La Cantuta en la boca del diablo, de Amanda Gonzales Córdova
8
Jun
2017
El desaparecido, figura siniestra que caracteriza la historia latinoamericana de las últimas cuatro décadas. Tal entidad espectral encuentra, según cada geografía y tiempo, un giro singular en su elocuente estado que marca la brutalidad del poder. El destino atroz es el mismo: un hombre o una mujer deja de existir sin una evidencia que lo certifique; quienes le sobreviven tienen que convivir con la certeza de su muerte, pero con la angustia infinita de no saber las circunstancias del deceso y el paradero del cuerpo inerte. Poder localizar a los muertos es una necesidad visceral para los vivos. Una tumba, una ceremonia con los restos de los seres queridos reúnen un saber doloroso con la irremediable base empírica que lo atestigua. Sin ese saber, el duelo parece imposible, la justicia también.

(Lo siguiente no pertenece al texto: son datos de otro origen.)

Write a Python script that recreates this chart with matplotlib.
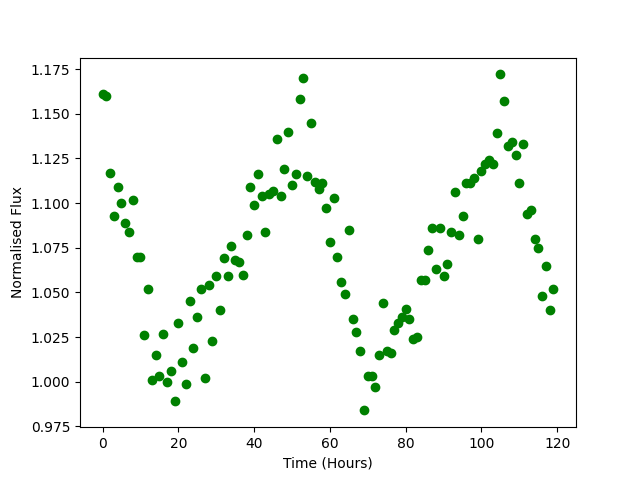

Lo primero que se escucha en La Cantuta en la boca del diablo es la voz de su notable protagonista leyendo los datos forenses de una exhumación de varios cuerpos ligados a un crimen luctuoso de 9 estudiantes y un profesor de la Universidad Nacional de Educación Enrique Guzmán y Valle (más conocida como la Cantuta), todos ellos secuestrados primero, tras un atentado mortífero de Sendero Luminoso en julio de 1992, y posteriormente asesinados en un paraje conocido como La Boca del Diablo, primera locación que se ve en el film. He aquí una típica figura del horror latinoamericano. Hay demasiados cadáveres desperdigados en el mar y en los ríos, en los desiertos y en las montañas. Así empieza un film que no es menos temerario que su principal personaje, Edmundo Cruz, el notable periodista cuyo minucioso trabajo permitió atar cabos y hallar evidencias de los crímenes.
La Cantuta en la boca del diablo duplica y reconstruye los valientes pasos de la investigación que llevó adelante en la década de 1990 el periodista, en pleno tiempo en que el presidente Fujimori dirigía los destinos de la nación peruana. Sus orígenes japoneses no tienen absolutamente nada que ver con la repudiable forma de gobernar, algo que Gonzales Córdova jamás sugiere. Ningún desliz xenofóbico, pero sí la firme impugnación de un presidente que no vaciló en reprimir y hacer negocios. En algunos pasajes la directora incluye material de archivo en donde se ve al mandatario en pleno juicio: a veces luce insensible frente a los cargos y acusaciones, en ocasiones esboza una sonrisa ante la defensa que un militar hace de su gobierno y en una oportunidad se lo puede observar gesticulando como un lunático enfurecido y caprichoso. También su hija Keiko tiene varias apariciones: parece sentir una fidelidad total respecto de su padre. Saber que pudo convertirse en presidente en el 2011 no es un dato menor, tampoco el modo enfático con el que defiende a su padre y la política que este supo instrumentar.
El film de Gonzales visita los edificios públicos y la zona del crimen y reúne los testimonios de todos los que ayudaron en la investigación de Cruz –también hablan algunos familiares de las víctimas–; además, somete a análisis varios archivos del tiempo examinado y establece las relaciones políticas del pasado con el presente. El resultado es contundente; acaso se mimetiza con el rigor periodístico de Cruz, cuya figura, además, redime la tarea del periodismo, un oficio que ha perdido su relación con la verdad.
En efecto, la voluntad de verdad del viejo periodista desborda el marco de la película y la historia peruana; su forma de praxis está casi extinta, como si el film, sin proponérselo, también tuviera la secreta misión de dejar un testimonio de una cierta ética de la investigación periodística que ya casi nadie practica ni reclama.